En 1957, une grève organisée par les ouvriers du port de Pidjiguitty, est noyée dans le sang par les forces armées Portugaises. Bilan : 50 morts et plus de 300 blessés. Cette intensification de la répression enclenche une nouvelle dynamique entre les forces nationalistes et le colonialisme portugais qui débouche sur les premières attaques armées du mouvement de libération nationale sous la direction de Cabral et du PAIGC le 23 janvier 1963. A cette étape du développement de la résistance des peuples Africains, les forces nationalistes arrivent à la conclusion que seul le pouvoir des armes arrivera à jeter à l’océan le colonialisme portugais. C’est dans ce contexte historique, matérialisant une fois de plus la dialectique entre oppression et résistance qu’il faut saisir l’émergence sur la scène d’Amilcar Cabral en tant qu’incarnation des aspirations des peuples de Guinée-Bissau et des îles du Cap-Vert.
Il réussit tout au long de sa courte vie à articuler mieux que tout autre l’aspiration de ses peuples à recouvrir leurs droits fondamentaux. Droit à vivre dans le respect, la dignité et la paix, à l’abri de toute forme d’oppression et d’exploitation d’où qu’elle vienne. Amilcar Cabral : Un Révolutionnaire Panafricaniste.

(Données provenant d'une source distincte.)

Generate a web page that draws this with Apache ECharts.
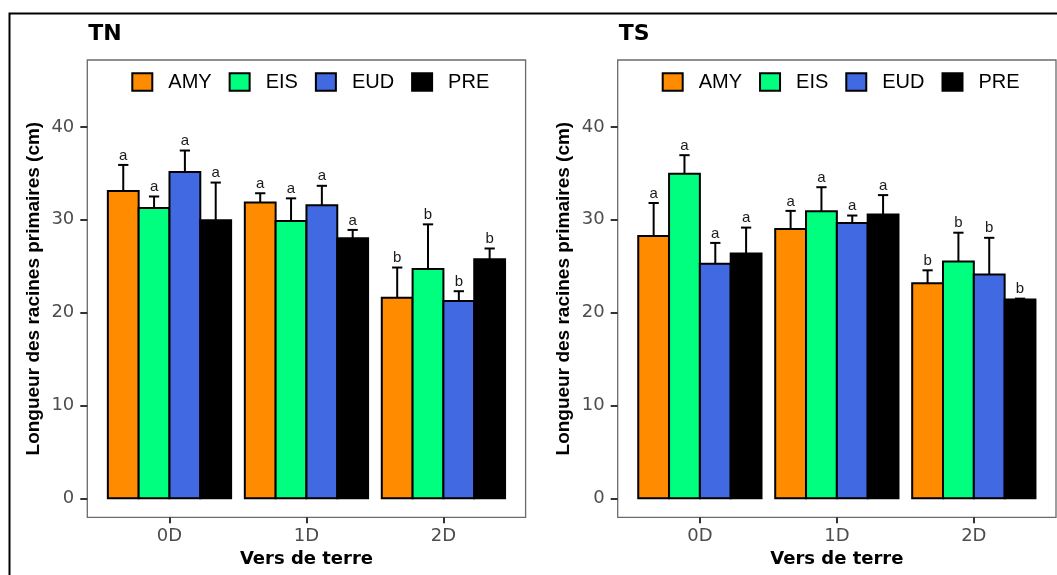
<!DOCTYPE html>
<html>
<head>
<meta charset="utf-8">
<script src="https://cdn.jsdelivr.net/npm/echarts@6/dist/echarts.min.js"></script>
<style>
  html, body { margin: 0; padding: 0; background: #fff; }
  #chart { width: 1057px; height: 575px; }
</style>
</head>
<body>
<div id="chart"></div>
<script>
// Earthworm treatment levels on the x axis
const categories = ['0D', '1D', '2D'];
// Plant groups (one bar per group in each treatment)
const groups = ['AMY', 'EIS', 'EUD', 'PRE'];
const groupColors = ['#FF8C00', '#00FF7F', '#4169E1', '#000000'];
const yTicks = [0, 10, 20, 30, 40];

// TN site: mean primary root length (cm) per group, in category order
const tnAMY = [33.1, 31.85, 21.6];
const tnEIS = [31.25, 29.85, 24.7];
const tnEUD = [35.15, 31.55, 21.25];
const tnPRE = [29.95, 28.0, 25.75];
// TN standard errors (upper whisker length)
const tnAMYerr = [2.8, 1.0, 3.25];
const tnEISerr = [1.25, 2.45, 4.8];
const tnEUDerr = [2.3, 2.1, 1.05];
const tnPREerr = [4.05, 0.9, 1.15];
// TN significance letters
const tnAMYsig = ['a', 'a', 'b'];
const tnEISsig = ['a', 'a', 'b'];
const tnEUDsig = ['a', 'a', 'b'];
const tnPREsig = ['a', 'a', 'b'];

// TS site
const tsAMY = [28.25, 29.0, 23.15];
const tsEIS = [34.95, 30.9, 25.5];
const tsEUD = [25.25, 29.65, 24.1];
const tsPRE = [26.35, 30.55, 21.4];
const tsAMYerr = [3.55, 1.95, 1.4];
const tsEISerr = [2.0, 2.6, 3.1];
const tsEUDerr = [2.25, 0.8, 3.95];
const tsPREerr = [2.8, 2.1, 0.1];
const tsAMYsig = ['a', 'a', 'b'];
const tsEISsig = ['a', 'a', 'b'];
const tsEUDsig = ['a', 'a', 'b'];
const tsPREsig = ['a', 'a', 'b'];

const panels = [
  { title: 'TN', means: [tnAMY, tnEIS, tnEUD, tnPRE], errs: [tnAMYerr, tnEISerr, tnEUDerr, tnPREerr], sigs: [tnAMYsig, tnEISsig, tnEUDsig, tnPREsig] },
  { title: 'TS', means: [tsAMY, tsEIS, tsEUD, tsPRE], errs: [tsAMYerr, tsEISerr, tsEUDerr, tsPREerr], sigs: [tsAMYsig, tsEISsig, tsEUDsig, tsPREsig] }
];

// dodged bar layout in category units (0.9 of the band shared by 4 bars)
const BAR_W = 0.9 / groups.length;
const CAP_W = 0.075;

const chart = echarts.init(document.getElementById('chart'), null, { renderer: 'canvas' });

const panelLeft = [87.3, 617.7];
const panelWidth = 438.3;
const panelTop = 60;
const panelHeight = 457.3;

const grids = [], xAxes = [], yAxes = [], titles = [], legends = [], series = [];

panels.forEach((p, pi) => {
  grids.push({
    left: panelLeft[pi], top: panelTop, width: panelWidth, height: panelHeight,
    show: true, borderColor: '#6b6b6b', borderWidth: 1.3, backgroundColor: '#fff'
  });
  xAxes.push({
    type: 'value', gridIndex: pi, min: 0.4, max: categories.length + 0.6,
    splitLine: { show: false },
    axisLine: { show: false, onZero: false },
    axisTick: { show: true, customValues: categories.map((c, i) => i + 1), length: 6, lineStyle: { color: '#333', width: 2 } },
    axisLabel: {
      customValues: categories.map((c, i) => i + 1),
      formatter: v => categories[Math.round(v) - 1] || '',
      margin: 10, color: '#4d4d4d', fontSize: 18, fontFamily: 'DejaVu Sans'
    },
    name: 'Vers de terre', nameLocation: 'middle', nameGap: 33,
    nameTextStyle: { fontFamily: 'DejaVu Sans', fontWeight: 'bold', fontSize: 18, color: '#000' }
  });
  yAxes.push({
    type: 'value', gridIndex: pi, min: -2.05, max: 47.2,
    splitLine: { show: false },
    axisLine: { show: false, onZero: false },
    axisTick: { show: true, customValues: yTicks, length: 7, lineStyle: { color: '#333', width: 2 } },
    axisLabel: {
      customValues: yTicks, margin: 13, color: '#4d4d4d', fontSize: 18, fontFamily: 'DejaVu Sans'
    },
    name: 'Longueur des racines primaires (cm)', nameLocation: 'middle', nameGap: 44,
    nameTextStyle: { fontFamily: 'Liberation Sans', fontWeight: 'bold', fontSize: 19, color: '#000' }
  });
  titles.push({
    text: p.title, left: panelLeft[pi] + 1, top: 23, padding: 0,
    textStyle: { fontFamily: 'DejaVu Sans', fontWeight: 'bold', fontSize: 22, color: '#000' }
  });
  legends.push({
    data: groups, left: panelLeft[pi] + 44, top: 72, padding: 0,
    orient: 'horizontal', icon: 'rect', itemWidth: 20, itemHeight: 17.5, itemGap: 17,
    selectedMode: false,
    itemStyle: { borderColor: '#000', borderWidth: 2 },
    textStyle: { fontFamily: 'Liberation Sans', fontSize: 20, color: '#000', padding: [0, 0, 0, 11] }
  });

  groups.forEach((g, gi) => {
    const offset = (gi - (groups.length - 1) / 2) * BAR_W;
    const sig = p.sigs[gi];
    series.push({
      type: 'custom', name: g, xAxisIndex: pi, yAxisIndex: pi, clip: false,
      itemStyle: { color: groupColors[gi], borderColor: '#000', borderWidth: 2 },
      encode: { x: 0, y: 1 },
      data: p.means[gi].map((v, ci) => [ci + 1, v, p.errs[gi][ci]]),
      renderItem: (params, api) => {
        const c = api.value(0) + offset;
        const v = api.value(1);
        const e = api.value(2);
        const tl = api.coord([c - BAR_W / 2, v]);
        const br = api.coord([c + BAR_W / 2, 0]);
        const mid = api.coord([c, v]);
        const top = api.coord([c, v + e]);
        const capHalf = api.size([CAP_W, 0])[0] / 2;
        return {
          type: 'group',
          children: [
            {
              type: 'rect',
              shape: { x: tl[0], y: tl[1], width: br[0] - tl[0], height: br[1] - tl[1] },
              style: { fill: groupColors[gi], stroke: '#000', lineWidth: 2 }
            },
            {
              type: 'line',
              shape: { x1: mid[0], y1: mid[1], x2: top[0], y2: top[1] },
              style: { stroke: '#000', lineWidth: 2 }
            },
            {
              type: 'line',
              shape: { x1: top[0] - capHalf, y1: top[1], x2: top[0] + capHalf, y2: top[1] },
              style: { stroke: '#000', lineWidth: 2 }
            },
            {
              type: 'text',
              style: {
                x: top[0], y: top[1] - 2, text: sig[params.dataIndex],
                align: 'center', verticalAlign: 'bottom',
                font: '15px "Liberation Sans"', fill: '#1a1a1a'
              }
            }
          ]
        };
      }
    });
  });
});

chart.setOption({
  backgroundColor: '#fff',
  animation: false,
  title: titles,
  legend: legends,
  grid: grids,
  xAxis: xAxes,
  yAxis: yAxes,
  series: series,
  graphic: [{
    type: 'rect', silent: true, z: -1,
    shape: { x: 9.5, y: 13.5, width: 1100, height: 620 },
    style: { fill: 'none', stroke: '#000', lineWidth: 2 }
  }]
});
</script>
</body>
</html>
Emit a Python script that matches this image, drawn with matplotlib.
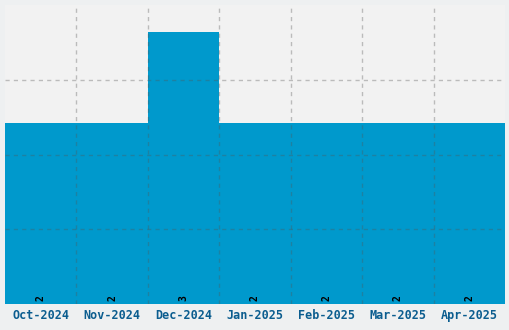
import numpy as np
import matplotlib
matplotlib.use("Agg")
import matplotlib.pyplot as plt

months = ["Oct-2024", "Nov-2024", "Dec-2024", "Jan-2025", "Feb-2025", "Mar-2025", "Apr-2025"]
counts = [2, 2, 3, 2, 2, 2, 2]

bar_color = "#0099cc"
label_color = "#0b5d8f"

fig = plt.figure(figsize=(5.1, 3.3), dpi=100, facecolor="#eef0f1")
ax = fig.add_axes([5 / 510, 26 / 330, 500 / 510, 299 / 330])
ax.set_facecolor("#f2f2f2")

x = np.arange(len(months))
ax.bar(x, counts, width=1.0, color=bar_color, zorder=1)

for xi, c in zip(x, counts):
    ax.annotate(str(c), (xi, 0), xytext=(0, 2.5), textcoords="offset points",
                ha="center", va="bottom", rotation=90, fontsize=7,
                family="DejaVu Sans Mono", fontweight="bold", color="black", zorder=3)

ax.set_xlim(-0.5, len(months) - 0.5)
ax.set_ylim(0, 3.3)
ax.set_xticks(x)
ax.set_xticklabels(months, family="DejaVu Sans Mono", fontweight="bold",
                   fontsize=8.5, color=label_color)
ax.set_xticks(x[:-1] + 0.5, minor=True)
ax.set_yticks(np.linspace(0, 3.3, 5)[1:-1])
ax.set_yticklabels([])
ax.tick_params(axis="both", which="both", length=0)
ax.tick_params(axis="x", pad=3.5)

ax.grid(axis="x", which="minor", color="#555555", alpha=0.35, linestyle=(0, (3, 3)), linewidth=1, zorder=2)
ax.grid(axis="y", which="major", color="#555555", alpha=0.35, linestyle=(0, (3, 3)), linewidth=1, zorder=2)
ax.set_axisbelow(False)
for s in ax.spines.values():
    s.set_visible(False)

fig.savefig("out.png", dpi=100, facecolor=fig.get_facecolor())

Amilcar Cabral est né le 12 septembre 1924. Son père, instituteur de profession est originaire des îles du Cap-Vert, tandis que sa mère (comme des millions de femmes africaines a l’époque et aujourd’hui) cumulait plusieurs activités pour venir à bout des besoins de la famille. Issu de ce que l’on pourrait appeler la classe moyenne dans le contexte colonial, Cabral eut la chance d’avoir accès à une éducation de type occidental à travers une école de missionnaires située à Bissau. Après avoir terminé ses études secondaires, il débarque à Lisbonne au cours de la même année pour poursuivre des études en agronomie. Là, il fît la connaissance d’autres étudiants originaires des colonies portugaises (Angola, Mozambique). Cette période est marquée par la consolidation du régime fasciste de Salazar au Portugal. Des pans entiers de la société portugaise, meurtrie sous la pauvreté et la répression militaire, émigrent vers la France, l’Espagne et l’Italie, en quête d’une vie meilleure. En l’absence d’un espace d’expression politique, la lutte anti-fasciste prît rapidement refuge au niveau des campus universitaires. C’est dans cette atmosphère que Cabral, impliqué dans le mouvement étudiant, se familiarise à travers la pratique de la lutte contre le fascisme, avec certaines théories révolutionnaires de cette fin de siècle.
La deuxième guerre mondiale, résultante des contradictions inhérentes au développement du système capitaliste mondial, va affecter profondément la conscience des peuples colonisés à travers le globe. En Europe, la FEANF (Fédération des Etudiants d’Afrique Noire Francophone) et la maison d’édition Présence Africaine tout comme IASB (l’International African Service Bureau basé en Angleterre) dirigé par George Padmore (en collaboration avec Kwame Nkrumah et C.L.R James) agitent de plus en plus autour de la question de décolonisation des peuples Africains. Padmore venait juste de couper les ponts avec la troisième internationale socialiste qui suggérait de focaliser la lutte contre  » les puissances impérialistes fascistes  » (Italie, Allemagne, Japon) et non contre les puissances impérialistes « démocratiques » (France, Angleterre etc.).
On ne peut être plus stupide, d’autant plus que ces soi-disant puissances dites impérialistes fascistes n’avaient pas de colonies en Afrique après la seconde guerre mondiale. La tenue en 1945 du congrès Panafricain à Manchester, inaugure une étape qualitativement nouvelle dans la phase de mobilisation pour la lutte d’autodétermination. A la même période à Lisbonne, Cabral et ses amis (Agosthino Neto, Mario De Andrade etc. ) sentent de plus en plus la nécessité de créer des organisations indépendantes hors de contrôle de la gauche Euro-centrique, regroupant les ressortissants des colonies lusophones. C’est dans ce contexte que Cabral et ses amis commencent le processus de leur propre éducation politique en vue de la lutte de libération nationale. Influencés par l’émergence de la littérature négro-Africaine, ils sont convaincus du caractère inévitable d’un mouvement de « retour aux sources » pour entrer en complète symbiose avec les aspirations profondes des peuples africains. Comme l’a illustré plus tard Cabral, je cite « Notre travail a consisté alors à rechercher de nouveau nos racines africaines. Et cela a été si merveilleux, si utile et lourd de conséquences qu’aujourd’hui encore les fondateurs de ce groupe sont tous dirigeants des mouvements de libération dans les colonies portugaises. ».
Pour eux, le retour aux sources constitue une des préconditions pour une alliance effective entre la petite bourgeoisie intellectuelle et les masses populaires africaines. Ses études universitaires achevées (1949-1950), Cabral décide de rentrer en Guinée Bissau avec une claire idée en tête, contribuer à la libération de son peuple. Comme il le dit lui-même «».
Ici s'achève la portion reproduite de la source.